-- Exercise description --
Copy nothing but the stretch that opens with the line containing "Write a web" and closes with the line containing "21, color: '#5a5a5a'". Keep pictures out.

[Rows from a dataset of charts and code]

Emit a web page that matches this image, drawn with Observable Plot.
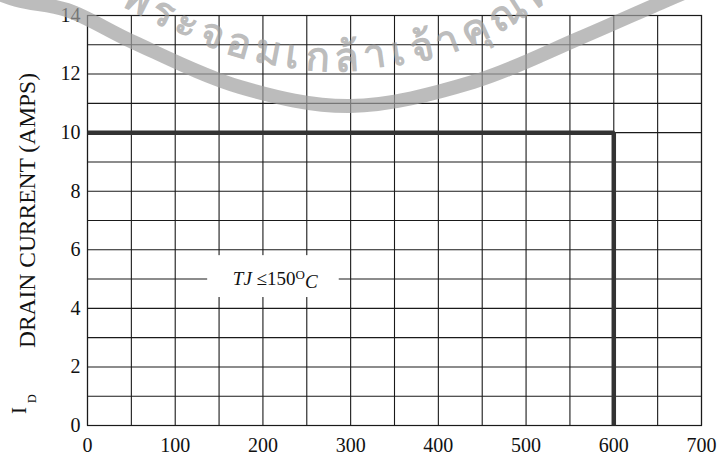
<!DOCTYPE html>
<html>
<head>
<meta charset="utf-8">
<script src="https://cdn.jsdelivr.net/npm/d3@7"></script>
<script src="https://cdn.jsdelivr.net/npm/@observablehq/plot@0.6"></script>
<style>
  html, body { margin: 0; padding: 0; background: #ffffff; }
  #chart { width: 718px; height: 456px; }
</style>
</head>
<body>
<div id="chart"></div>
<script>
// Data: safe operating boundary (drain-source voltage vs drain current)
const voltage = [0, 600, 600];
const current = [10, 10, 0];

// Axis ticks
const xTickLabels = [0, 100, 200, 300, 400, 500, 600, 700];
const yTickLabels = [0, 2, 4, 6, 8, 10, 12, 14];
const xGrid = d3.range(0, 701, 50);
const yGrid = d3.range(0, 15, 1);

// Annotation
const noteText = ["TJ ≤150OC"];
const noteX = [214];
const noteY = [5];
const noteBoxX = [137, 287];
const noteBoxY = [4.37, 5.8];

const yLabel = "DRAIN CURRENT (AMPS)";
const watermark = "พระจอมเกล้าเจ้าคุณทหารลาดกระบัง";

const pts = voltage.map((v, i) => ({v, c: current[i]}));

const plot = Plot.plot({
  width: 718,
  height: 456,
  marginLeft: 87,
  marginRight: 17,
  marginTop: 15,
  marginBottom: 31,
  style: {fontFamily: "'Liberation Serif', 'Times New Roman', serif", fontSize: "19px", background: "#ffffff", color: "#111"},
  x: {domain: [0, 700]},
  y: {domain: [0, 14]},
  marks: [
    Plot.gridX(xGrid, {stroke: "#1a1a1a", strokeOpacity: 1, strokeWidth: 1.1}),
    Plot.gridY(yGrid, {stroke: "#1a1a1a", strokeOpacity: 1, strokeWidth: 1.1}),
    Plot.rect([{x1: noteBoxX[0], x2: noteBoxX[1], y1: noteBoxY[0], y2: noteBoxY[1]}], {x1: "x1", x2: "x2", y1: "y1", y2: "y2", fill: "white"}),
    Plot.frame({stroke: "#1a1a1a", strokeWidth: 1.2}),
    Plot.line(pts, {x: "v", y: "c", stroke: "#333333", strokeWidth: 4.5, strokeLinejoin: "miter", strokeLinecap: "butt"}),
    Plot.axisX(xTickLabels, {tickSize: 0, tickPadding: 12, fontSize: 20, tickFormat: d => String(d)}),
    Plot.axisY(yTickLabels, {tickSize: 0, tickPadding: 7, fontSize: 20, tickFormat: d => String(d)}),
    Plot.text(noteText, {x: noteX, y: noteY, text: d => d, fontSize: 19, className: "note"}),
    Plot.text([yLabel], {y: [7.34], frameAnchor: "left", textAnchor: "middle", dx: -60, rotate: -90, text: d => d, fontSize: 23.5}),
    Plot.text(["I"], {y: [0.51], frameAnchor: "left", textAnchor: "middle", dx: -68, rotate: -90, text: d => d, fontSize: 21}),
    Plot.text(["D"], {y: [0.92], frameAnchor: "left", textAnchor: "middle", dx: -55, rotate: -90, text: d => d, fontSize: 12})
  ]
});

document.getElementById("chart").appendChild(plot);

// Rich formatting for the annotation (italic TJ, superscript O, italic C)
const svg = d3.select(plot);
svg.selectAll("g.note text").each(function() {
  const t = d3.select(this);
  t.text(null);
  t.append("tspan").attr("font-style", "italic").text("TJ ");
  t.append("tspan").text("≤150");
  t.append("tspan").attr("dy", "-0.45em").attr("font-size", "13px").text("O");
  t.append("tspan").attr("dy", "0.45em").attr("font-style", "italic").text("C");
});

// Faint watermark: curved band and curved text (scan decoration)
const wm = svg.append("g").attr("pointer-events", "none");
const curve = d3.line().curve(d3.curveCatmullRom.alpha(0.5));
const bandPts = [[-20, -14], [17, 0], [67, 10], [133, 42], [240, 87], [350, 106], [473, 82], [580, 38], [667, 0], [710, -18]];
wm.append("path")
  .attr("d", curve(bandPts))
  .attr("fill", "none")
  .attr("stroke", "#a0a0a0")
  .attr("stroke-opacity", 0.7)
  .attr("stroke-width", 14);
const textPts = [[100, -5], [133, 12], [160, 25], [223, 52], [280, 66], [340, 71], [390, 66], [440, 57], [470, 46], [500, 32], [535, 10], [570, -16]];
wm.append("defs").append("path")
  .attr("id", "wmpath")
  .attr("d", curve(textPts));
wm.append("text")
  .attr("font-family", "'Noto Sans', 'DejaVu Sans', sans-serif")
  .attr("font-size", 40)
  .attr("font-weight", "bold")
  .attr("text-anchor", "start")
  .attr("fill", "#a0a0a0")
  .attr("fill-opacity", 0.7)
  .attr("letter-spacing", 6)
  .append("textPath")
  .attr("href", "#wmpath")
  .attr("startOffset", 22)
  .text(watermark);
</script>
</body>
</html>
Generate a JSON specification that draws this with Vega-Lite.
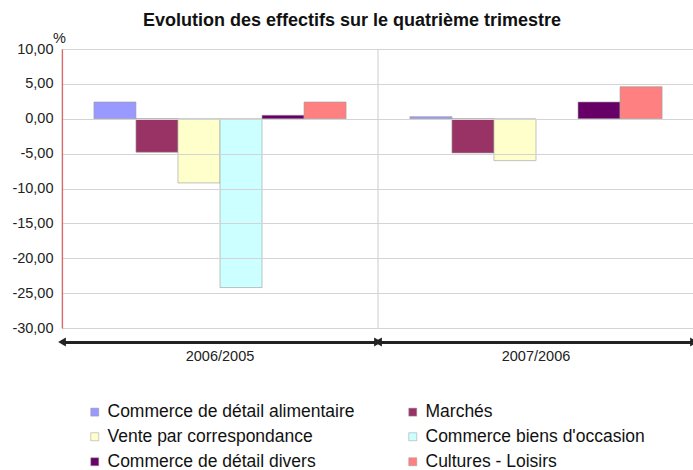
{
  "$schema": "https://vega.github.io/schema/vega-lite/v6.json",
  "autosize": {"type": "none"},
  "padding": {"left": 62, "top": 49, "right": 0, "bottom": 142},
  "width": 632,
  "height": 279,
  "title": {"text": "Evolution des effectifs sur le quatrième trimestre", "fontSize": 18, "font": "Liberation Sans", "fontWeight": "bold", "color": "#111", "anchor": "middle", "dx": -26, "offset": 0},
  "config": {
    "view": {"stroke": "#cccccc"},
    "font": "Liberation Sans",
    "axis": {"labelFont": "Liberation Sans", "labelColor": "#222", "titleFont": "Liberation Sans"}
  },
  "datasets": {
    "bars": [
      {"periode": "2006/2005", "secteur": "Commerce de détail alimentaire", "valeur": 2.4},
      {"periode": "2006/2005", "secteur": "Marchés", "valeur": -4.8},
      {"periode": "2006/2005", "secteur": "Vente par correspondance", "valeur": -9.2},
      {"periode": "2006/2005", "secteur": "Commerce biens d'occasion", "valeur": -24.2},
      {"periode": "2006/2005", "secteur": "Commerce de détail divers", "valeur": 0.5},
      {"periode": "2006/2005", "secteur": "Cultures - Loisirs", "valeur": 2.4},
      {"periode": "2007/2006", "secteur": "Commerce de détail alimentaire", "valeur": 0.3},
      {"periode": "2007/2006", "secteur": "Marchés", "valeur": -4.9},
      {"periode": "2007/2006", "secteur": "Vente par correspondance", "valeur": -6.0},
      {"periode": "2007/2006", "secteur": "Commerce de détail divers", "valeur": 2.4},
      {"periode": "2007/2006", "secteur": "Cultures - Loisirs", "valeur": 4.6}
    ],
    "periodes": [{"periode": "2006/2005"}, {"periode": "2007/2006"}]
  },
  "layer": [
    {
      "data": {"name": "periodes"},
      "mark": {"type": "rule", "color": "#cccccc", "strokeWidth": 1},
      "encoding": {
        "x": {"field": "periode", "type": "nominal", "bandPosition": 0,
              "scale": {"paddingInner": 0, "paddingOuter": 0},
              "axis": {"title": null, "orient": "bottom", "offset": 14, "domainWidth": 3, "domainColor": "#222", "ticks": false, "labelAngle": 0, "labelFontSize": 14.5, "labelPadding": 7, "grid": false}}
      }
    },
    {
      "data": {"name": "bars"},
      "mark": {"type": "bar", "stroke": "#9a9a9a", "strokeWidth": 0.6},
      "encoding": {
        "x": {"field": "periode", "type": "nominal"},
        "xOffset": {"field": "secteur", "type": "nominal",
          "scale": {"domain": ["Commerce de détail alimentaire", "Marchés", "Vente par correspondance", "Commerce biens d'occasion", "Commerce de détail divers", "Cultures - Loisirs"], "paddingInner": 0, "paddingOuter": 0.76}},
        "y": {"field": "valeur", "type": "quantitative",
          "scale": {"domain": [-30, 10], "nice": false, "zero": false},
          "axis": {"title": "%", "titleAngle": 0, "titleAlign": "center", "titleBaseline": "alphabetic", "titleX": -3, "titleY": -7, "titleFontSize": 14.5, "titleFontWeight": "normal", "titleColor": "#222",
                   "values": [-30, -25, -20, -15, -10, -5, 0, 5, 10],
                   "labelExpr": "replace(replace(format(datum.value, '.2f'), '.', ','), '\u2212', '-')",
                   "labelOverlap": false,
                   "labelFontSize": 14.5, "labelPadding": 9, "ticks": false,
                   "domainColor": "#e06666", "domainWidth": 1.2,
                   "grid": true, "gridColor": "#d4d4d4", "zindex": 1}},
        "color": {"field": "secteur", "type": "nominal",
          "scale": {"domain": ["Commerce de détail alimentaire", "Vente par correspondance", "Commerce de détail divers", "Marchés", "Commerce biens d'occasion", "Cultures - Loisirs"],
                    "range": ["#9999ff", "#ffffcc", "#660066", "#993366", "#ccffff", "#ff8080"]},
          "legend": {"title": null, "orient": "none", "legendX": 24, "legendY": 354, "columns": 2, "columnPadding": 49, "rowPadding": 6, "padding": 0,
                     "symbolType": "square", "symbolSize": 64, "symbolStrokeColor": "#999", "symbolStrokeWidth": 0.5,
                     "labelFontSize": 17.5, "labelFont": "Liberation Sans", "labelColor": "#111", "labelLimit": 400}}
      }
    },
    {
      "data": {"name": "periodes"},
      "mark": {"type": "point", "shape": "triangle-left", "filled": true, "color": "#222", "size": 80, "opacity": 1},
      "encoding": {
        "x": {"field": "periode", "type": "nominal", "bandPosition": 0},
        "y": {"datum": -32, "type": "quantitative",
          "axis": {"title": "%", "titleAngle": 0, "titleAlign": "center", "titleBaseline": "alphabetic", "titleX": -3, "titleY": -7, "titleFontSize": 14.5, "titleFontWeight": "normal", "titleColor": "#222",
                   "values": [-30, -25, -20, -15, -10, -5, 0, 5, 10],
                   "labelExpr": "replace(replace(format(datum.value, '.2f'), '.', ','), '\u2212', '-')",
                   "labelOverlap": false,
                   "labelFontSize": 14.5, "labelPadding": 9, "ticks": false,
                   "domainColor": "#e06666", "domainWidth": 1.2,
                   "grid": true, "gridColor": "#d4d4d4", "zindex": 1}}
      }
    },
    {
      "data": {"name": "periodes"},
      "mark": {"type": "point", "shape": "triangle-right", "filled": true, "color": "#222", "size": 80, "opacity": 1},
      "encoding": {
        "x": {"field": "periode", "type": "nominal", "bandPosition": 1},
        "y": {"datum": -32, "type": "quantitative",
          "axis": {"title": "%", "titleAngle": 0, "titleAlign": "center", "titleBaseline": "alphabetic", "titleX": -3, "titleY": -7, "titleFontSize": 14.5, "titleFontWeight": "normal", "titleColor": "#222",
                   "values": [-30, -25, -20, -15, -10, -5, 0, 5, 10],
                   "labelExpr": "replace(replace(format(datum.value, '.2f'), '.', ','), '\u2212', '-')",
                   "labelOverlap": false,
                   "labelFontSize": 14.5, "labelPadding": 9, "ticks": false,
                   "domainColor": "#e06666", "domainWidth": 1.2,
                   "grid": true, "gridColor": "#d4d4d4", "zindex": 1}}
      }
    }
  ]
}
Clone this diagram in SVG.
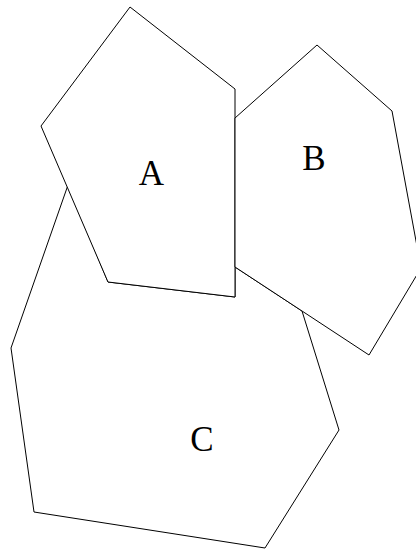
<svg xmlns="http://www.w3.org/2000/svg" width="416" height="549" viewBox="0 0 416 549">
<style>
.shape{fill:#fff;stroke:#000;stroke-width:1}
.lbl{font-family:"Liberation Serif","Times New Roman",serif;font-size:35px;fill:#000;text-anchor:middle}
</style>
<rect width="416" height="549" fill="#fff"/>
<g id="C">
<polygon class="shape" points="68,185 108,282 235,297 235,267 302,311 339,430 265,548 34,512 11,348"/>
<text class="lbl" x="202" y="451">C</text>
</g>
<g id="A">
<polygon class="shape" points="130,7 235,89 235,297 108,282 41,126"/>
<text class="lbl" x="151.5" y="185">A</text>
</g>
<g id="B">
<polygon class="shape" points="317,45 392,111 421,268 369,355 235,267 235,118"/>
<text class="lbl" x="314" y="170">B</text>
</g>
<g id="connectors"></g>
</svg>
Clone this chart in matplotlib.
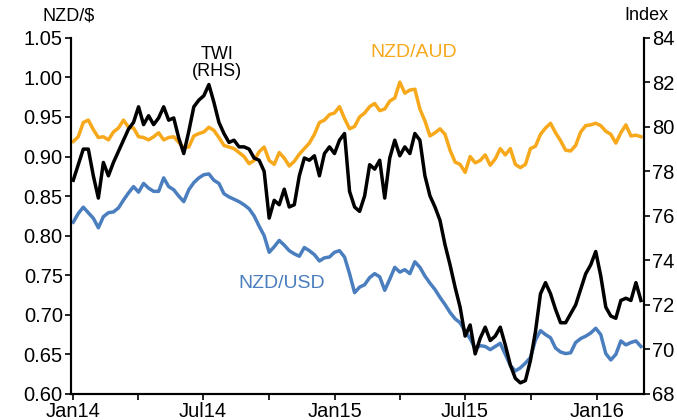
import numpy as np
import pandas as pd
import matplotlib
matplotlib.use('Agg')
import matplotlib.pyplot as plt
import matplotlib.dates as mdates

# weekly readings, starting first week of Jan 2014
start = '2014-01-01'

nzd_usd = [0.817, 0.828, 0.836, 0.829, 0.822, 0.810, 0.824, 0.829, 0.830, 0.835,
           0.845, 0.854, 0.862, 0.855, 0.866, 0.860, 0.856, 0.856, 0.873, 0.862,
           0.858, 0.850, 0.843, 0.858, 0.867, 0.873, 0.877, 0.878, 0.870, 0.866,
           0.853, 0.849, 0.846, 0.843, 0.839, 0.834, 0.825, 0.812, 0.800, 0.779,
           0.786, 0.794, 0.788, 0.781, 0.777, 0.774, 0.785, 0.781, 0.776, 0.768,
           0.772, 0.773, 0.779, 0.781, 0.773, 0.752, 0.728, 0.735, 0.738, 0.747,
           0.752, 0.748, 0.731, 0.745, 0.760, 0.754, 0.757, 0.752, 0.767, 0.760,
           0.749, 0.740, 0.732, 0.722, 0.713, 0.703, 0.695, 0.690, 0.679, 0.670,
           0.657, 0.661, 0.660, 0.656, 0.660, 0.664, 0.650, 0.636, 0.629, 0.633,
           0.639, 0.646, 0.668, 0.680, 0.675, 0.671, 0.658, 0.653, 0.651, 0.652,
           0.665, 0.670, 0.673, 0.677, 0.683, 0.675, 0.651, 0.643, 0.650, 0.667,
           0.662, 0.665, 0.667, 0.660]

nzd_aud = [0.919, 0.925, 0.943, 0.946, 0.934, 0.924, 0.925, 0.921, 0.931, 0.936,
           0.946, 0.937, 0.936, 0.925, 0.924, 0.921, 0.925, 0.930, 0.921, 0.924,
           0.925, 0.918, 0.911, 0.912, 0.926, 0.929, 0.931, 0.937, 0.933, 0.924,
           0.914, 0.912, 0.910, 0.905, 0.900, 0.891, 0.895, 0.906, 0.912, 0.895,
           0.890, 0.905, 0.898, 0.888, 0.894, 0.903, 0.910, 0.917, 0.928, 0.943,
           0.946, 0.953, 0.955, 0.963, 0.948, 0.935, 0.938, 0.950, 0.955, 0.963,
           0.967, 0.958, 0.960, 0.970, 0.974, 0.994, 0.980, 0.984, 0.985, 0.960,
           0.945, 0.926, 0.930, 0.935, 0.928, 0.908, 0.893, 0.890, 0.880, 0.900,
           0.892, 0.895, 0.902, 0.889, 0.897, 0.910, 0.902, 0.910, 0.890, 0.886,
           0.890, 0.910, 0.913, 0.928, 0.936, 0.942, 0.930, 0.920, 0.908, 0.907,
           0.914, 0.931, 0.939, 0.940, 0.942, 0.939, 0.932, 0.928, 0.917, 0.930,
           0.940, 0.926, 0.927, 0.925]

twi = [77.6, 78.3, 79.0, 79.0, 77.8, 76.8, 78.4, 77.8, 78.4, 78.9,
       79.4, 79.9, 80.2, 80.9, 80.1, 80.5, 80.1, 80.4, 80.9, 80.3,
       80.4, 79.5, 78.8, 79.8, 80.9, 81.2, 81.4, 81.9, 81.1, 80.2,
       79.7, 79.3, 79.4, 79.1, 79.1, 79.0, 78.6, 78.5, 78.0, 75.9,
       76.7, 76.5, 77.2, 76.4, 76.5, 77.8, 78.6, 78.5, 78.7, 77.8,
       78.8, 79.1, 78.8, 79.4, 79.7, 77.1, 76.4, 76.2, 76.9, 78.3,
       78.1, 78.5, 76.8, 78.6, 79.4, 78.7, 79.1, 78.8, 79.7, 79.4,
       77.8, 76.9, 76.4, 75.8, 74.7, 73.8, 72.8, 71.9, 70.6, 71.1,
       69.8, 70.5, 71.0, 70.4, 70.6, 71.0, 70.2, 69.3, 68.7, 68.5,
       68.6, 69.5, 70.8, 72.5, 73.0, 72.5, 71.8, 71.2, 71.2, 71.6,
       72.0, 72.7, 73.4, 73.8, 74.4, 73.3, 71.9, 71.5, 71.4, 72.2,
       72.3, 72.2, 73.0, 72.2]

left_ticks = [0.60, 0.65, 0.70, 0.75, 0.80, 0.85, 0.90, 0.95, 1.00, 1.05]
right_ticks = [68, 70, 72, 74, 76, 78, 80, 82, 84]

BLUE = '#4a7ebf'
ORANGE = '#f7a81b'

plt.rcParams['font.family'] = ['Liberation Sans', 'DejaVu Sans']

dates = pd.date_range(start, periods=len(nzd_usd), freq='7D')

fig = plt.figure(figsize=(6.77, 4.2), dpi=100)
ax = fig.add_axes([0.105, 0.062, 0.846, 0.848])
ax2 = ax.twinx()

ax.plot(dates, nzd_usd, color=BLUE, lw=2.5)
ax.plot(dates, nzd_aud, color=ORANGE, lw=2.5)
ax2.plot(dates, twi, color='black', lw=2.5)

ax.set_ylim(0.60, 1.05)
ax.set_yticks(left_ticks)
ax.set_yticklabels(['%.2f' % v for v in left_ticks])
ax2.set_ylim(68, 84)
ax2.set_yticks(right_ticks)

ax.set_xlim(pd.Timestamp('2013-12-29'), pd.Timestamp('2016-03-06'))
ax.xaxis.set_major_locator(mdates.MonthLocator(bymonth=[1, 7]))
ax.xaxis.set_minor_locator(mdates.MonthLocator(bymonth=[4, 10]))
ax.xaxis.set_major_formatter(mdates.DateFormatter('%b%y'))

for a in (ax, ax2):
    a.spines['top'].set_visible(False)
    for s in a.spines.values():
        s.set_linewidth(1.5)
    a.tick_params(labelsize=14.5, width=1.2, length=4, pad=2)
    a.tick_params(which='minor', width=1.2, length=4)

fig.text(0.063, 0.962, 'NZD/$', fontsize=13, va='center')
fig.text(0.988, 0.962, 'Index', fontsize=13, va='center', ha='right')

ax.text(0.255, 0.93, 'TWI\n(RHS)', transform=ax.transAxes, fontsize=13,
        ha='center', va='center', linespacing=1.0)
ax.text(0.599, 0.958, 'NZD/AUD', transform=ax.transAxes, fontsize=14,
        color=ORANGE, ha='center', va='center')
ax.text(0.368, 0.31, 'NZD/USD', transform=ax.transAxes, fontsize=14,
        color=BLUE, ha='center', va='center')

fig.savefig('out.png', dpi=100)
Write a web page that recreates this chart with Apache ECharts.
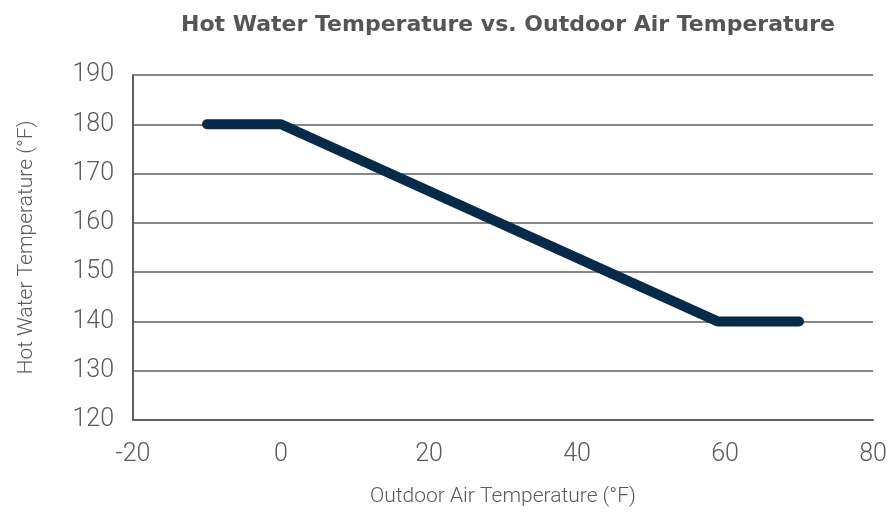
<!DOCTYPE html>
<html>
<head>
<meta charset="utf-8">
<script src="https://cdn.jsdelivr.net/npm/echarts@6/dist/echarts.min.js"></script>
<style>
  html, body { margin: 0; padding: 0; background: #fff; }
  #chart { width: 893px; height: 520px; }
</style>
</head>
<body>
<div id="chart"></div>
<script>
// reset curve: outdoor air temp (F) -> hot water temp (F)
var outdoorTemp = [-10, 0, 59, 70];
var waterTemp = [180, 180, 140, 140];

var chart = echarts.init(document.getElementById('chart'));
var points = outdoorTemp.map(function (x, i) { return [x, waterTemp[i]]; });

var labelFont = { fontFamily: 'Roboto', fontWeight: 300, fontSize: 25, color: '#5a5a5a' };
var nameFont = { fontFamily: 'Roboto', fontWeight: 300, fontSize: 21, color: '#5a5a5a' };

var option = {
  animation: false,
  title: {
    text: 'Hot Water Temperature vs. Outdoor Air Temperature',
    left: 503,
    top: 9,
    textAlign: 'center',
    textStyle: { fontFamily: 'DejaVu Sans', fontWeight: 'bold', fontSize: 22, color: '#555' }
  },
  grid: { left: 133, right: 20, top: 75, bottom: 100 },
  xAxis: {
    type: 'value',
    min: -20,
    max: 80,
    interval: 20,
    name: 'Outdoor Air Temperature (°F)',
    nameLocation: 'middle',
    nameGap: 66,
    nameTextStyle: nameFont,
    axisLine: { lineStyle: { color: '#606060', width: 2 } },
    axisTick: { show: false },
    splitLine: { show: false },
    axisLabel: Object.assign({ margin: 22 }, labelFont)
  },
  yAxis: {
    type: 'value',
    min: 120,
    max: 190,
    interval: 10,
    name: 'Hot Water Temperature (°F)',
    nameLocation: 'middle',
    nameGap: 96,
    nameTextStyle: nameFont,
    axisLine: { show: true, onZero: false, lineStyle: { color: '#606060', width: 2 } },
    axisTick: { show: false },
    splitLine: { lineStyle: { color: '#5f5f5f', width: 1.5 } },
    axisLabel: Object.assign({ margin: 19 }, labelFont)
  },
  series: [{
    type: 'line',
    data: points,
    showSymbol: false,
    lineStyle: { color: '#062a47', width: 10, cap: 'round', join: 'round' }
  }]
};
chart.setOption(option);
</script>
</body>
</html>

-- Output of the task --
Write a web page that recreates this chart with Apache ECharts.
<!DOCTYPE html>
<html>
<head>
<meta charset="utf-8">
<script src="https://cdn.jsdelivr.net/npm/echarts@6/dist/echarts.min.js"></script>
<style>
  html, body { margin: 0; padding: 0; background: #fff; }
  #chart { width: 893px; height: 520px; }
</style>
</head>
<body>
<div id="chart"></div>
<script>
// reset curve: outdoor air temp (F) -> hot water temp (F)
var outdoorTemp = [-10, 0, 59, 70];
var waterTemp = [180, 180, 140, 140];

var chart = echarts.init(document.getElementById('chart'));
var points = outdoorTemp.map(function (x, i) { return [x, waterTemp[i]]; });

var labelFont = { fontFamily: 'Roboto', fontWeight: 300, fontSize: 25, color: '#5a5a5a' };
var nameFont = { fontFamily: 'Roboto', fontWeight: 300, fontSize: 21, color: '#5a5a5a' };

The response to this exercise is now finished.